The defendant admits the employment and that the services were performed during the period alleged. It sets up a contract under which it was agreed that plaintiff’s compensation wouíd be $10 per day. A reconventional demand is made for the sum of $50, an amount said to have been advanced plaintiff for expenses. There was judgment below dismissing plaintiff’s demand and rejecting defendant’s reconventional demand. Plaintiff has appealed.
Two witnesses testified in defendant’s behalf: Dr. Dowling, president of the defendant board at the time the services of plaintiff were rendered, and his secretary, Miss Fannie Nelkin. The testimony of Dr. Dowling is to the effect that he was without authority to pay plaintiff more than $10 per day, and communicated that fact to plaintiff, who accepted compensation on this basis. Dr. Dowling is corroborated by Miss Nelkin.
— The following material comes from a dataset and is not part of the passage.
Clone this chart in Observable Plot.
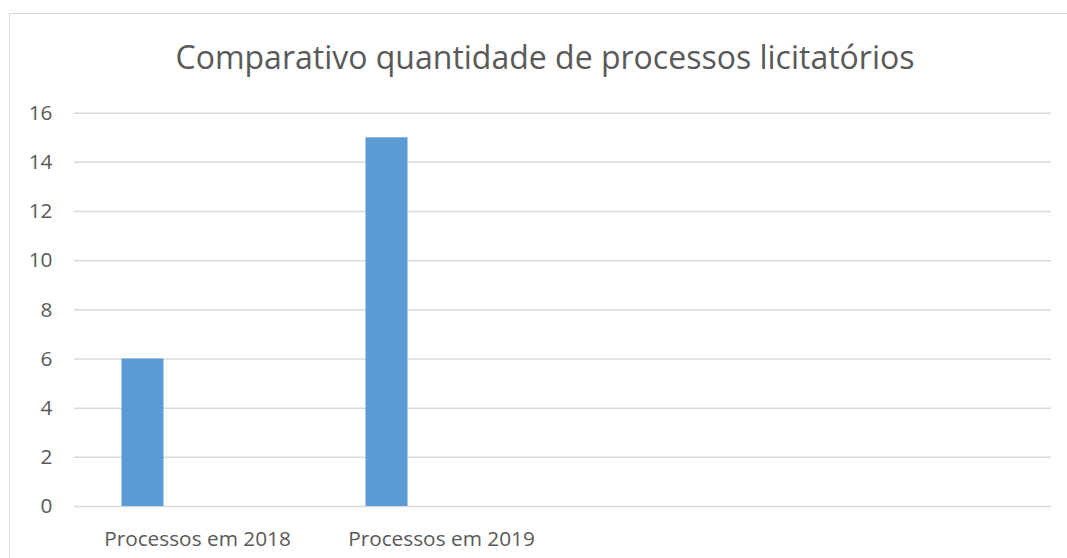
<!DOCTYPE html>
<html>
<head>
<meta charset="utf-8">
<script src="https://cdn.jsdelivr.net/npm/d3@7"></script>
<script src="https://cdn.jsdelivr.net/npm/@observablehq/plot@0.6"></script>
<style>
  html, body { margin: 0; padding: 0; background: #fff; }
  #wrap { position: relative; width: 1067px; height: 558px; overflow: hidden; font-family: "Open Sans", sans-serif; }
  #box { position: absolute; left: 9px; top: 13px; width: 1070px; height: 600px; border: 1.5px solid #d9d9d9; box-sizing: border-box; }
  #title { position: absolute; left: 0; width: 1090px; top: 33px; text-align: center; font-size: 32px; color: #595959; line-height: 48px; white-space: nowrap; }
  #chart { position: absolute; left: 0; top: 90px; }
</style>
</head>
<body>
<div id="wrap">
  <div id="box"></div>
  <div id="title">Comparativo quantidade de processos licitatórios</div>
  <div id="chart"></div>
</div>
<script>
const categories = ["Processos em 2018", "Processos em 2019", " ", "  "];
const values = [6, 15, null, null];
const yTicks = [0, 2, 4, 6, 8, 10, 12, 14, 16];

const data = categories.map((c, i) => ({category: c, value: values[i]}));

const chart = Plot.plot({
  width: 1067,
  height: 468,
  marginLeft: 74,
  marginRight: 16,
  marginTop: 22.7,
  marginBottom: 52,
  style: {fontFamily: "Open Sans, sans-serif", fontSize: "20.8px", color: "#595959", background: "transparent"},
  x: {domain: categories, padding: 0, label: null},
  y: {domain: [0, 16], ticks: yTicks, label: null},
  marks: [
    Plot.ruleY(yTicks, {stroke: "#d9d9d9", strokeWidth: 1.5}),
    Plot.barY(data.filter(d => d.value != null), {
      x: "category", y: "value", fill: "#5b9bd5",
      insetLeft: 46.5, insetRight: 155.5
    }),
    Plot.axisY({ticks: yTicks, tickSize: 0, tickPadding: 22, fill: "#595959", fontSize: 20.8}),
    Plot.axisX({tickSize: 0, tickPadding: 25, fill: "#595959", fontSize: 20.8})
  ]
});
document.getElementById("chart").appendChild(chart);
</script>
</body>
</html>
On plaintiff’s behalf, besides his own testimony, we find that of a number of doctors, all of whom appraise the value of his services at $25 per day or more.
We are convinced from the evidence that, whatever may have been the value of plaintiff’s services, he was employed on a basis of $10 per day, which amount he admits having received; that whatever Dr. Dowling may have said with reference to assisting plaintiff in recovering further compensation from the city of New Orleans, or from the defendant board, can have no effect upon plaintiff’s claim against the present defendant.
The trial court was of this opinion and .the voluminous record fails to indicate that he was manifestly wrong.
As to the reconventional demand, no appeal has been taken by defendant and no answer has been filed to plaintiff’s appeal.
For the reasons assigned, the judgment appealed from is affirmed.